Two local ballot questions will cater to improving the city’s aging utility infrastructure as Boulder City residents vote in the upcoming election.
The outdated and inadequate infrastructure is a pressing issue that must be addressed sooner rather than later, according to city officials.
As funds become available within the Capital Improvement Fund, shall the City spend up to $500,000 annually for the next seven (7) years from the Capital Improvement Fund for City utility infrastructure needs?
Shall the City of Boulder City be authorized to sell approximately 29 acres of City-owned land on the southeast corner of Bristlecone Drive and Adams Boulevard for the purpose of making much needed repairs and improvements to the City’s utility infrastructure?
City officials say the costs of fully repairing the utility infrastructure are approximately $24 million. The city is looking to the Capital Improvement Fund to help with the faulty equipment, but it must be approved by residents. The second question presents the option of selling city-owned land to help cover some of the costs.
“Any expenditure from the Capital Improvement Fund has to be approved by the voters,” City Clerk Lorene Krumm said.
The only money coming out of the fund is the $1.8 million per year used to pay for Boulder City’s portion of the third intake pipe at Lake Mead, Krumm said.
But the city’s infrastructure has caused problems for some residents, and city officials understand that improvements must be made as soon as possible.
“A lot of the equipment is just beyond its useful life,” Electric Utility Administrator Rory Dwyer said. “We’re still working hard to keep the reliability up, and we haven’t had too many customer outages. But as equipment gets older, the outages will increase. That’s just a mathematical certainty.”
In 2012, the city hired SAIC Energy, Environment &Infrastructure to examine its infrastructure. The results were staggering.
Several transformers were outdated and other pieces of equipment had been failing for years, according to the survey. The circuit switches at one substation should have been replaced in 1990, and a few pieces of equipment were obsolete.

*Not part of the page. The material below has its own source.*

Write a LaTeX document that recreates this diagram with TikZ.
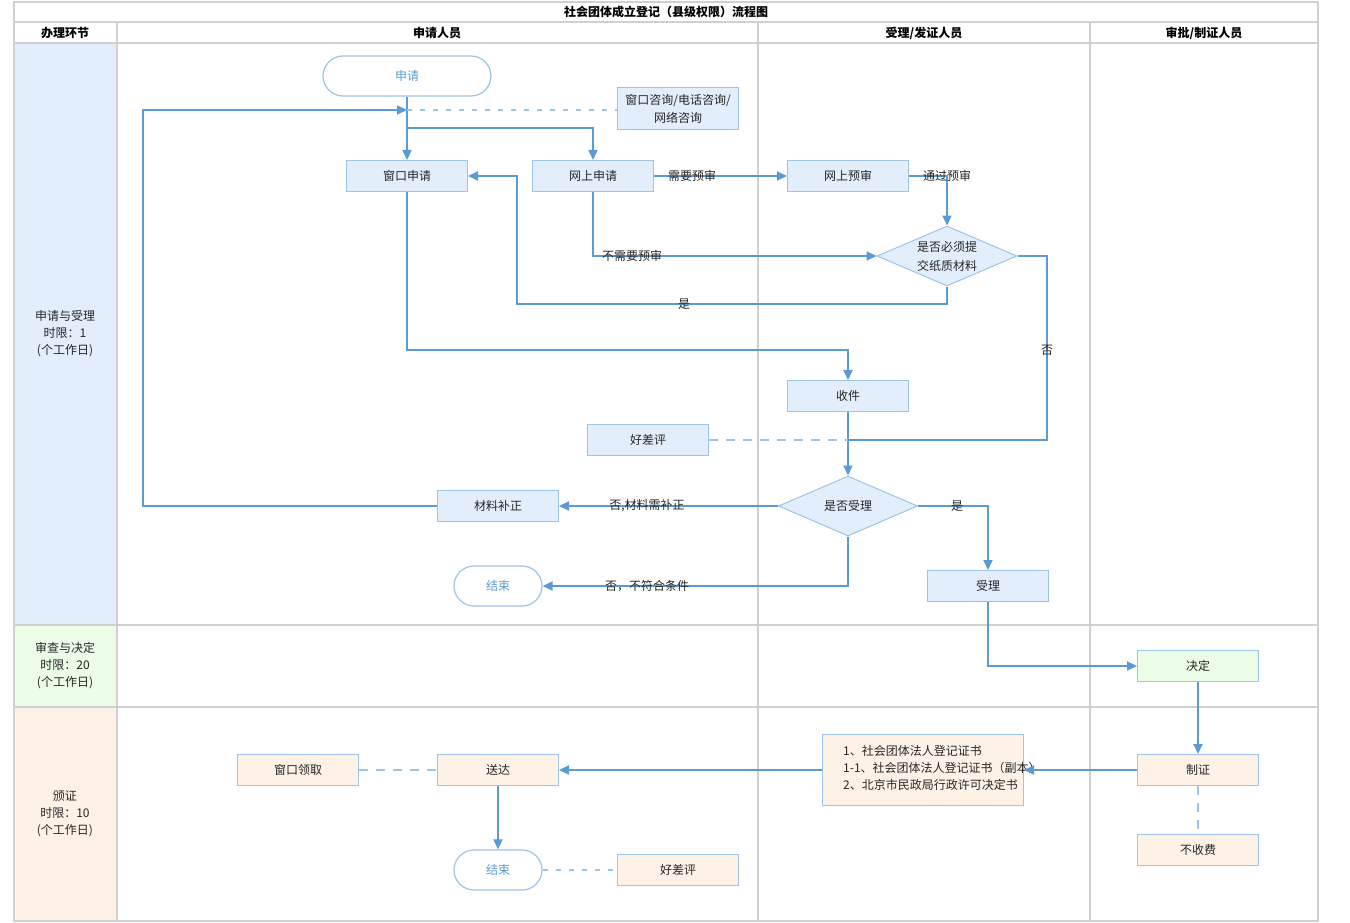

“The repercussions of waiting for a piece of equipment to fail … people would be out of power. We need to address it now,” Dwyer said.
The survey also found that about 50 percent of the city’s electric system plant was more than 30 years old. Dwyer said a few wooden poles around the city have been in place since the 1930s.
But despite the city’s declining infrastructure, Dwyer was most taken aback by Boulder City’s minimal amount of capital spending needed for such improvements.
The survey concluded that from 2001 to 2011, Boulder City spent a yearly average of $6 per meter on capital spending for electrical infrastructure improvements. The survey also calculated that of 19 other cities similar in size to Boulder City, the average annual capital spending was $126 per meter.
“We are concerned, because we are tasked with keeping the power on. People could die without power,” Dwyer said. “There are some people on medical life support, and an outage would be a significant thing.”
But the city must find a way to come up with the money, and if the ballot questions don’t pass, an alternative solution must be found. Higher utility rates remain an option, but Krumm said the City Council would be the one to make that decision.
“That’s a council call. When it comes to utilities, that is a priority. We have to keep the lights on,” she said. “If we didn’t have the money from the Capital Improvement Fund to do it, and we don’t have money in the Utility Fund to do it, we’re either going to have to raise rates or shut something down.”
Because improvements were put off for so long, the city is hoping that voters will help them keep the power going. Krumm said a rate increase is not a sure thing if the questions don’t pass, but the money has to come from somewhere.
“Because improvements have been put off so long and the amount of work needed is so extensive, there is no way our Utility Fund can pay for what is needed,” she said. “Best way to put it is … if they (the ballots) don’t pass, the council will have to decide how to cover the costs of badly needed improvements.”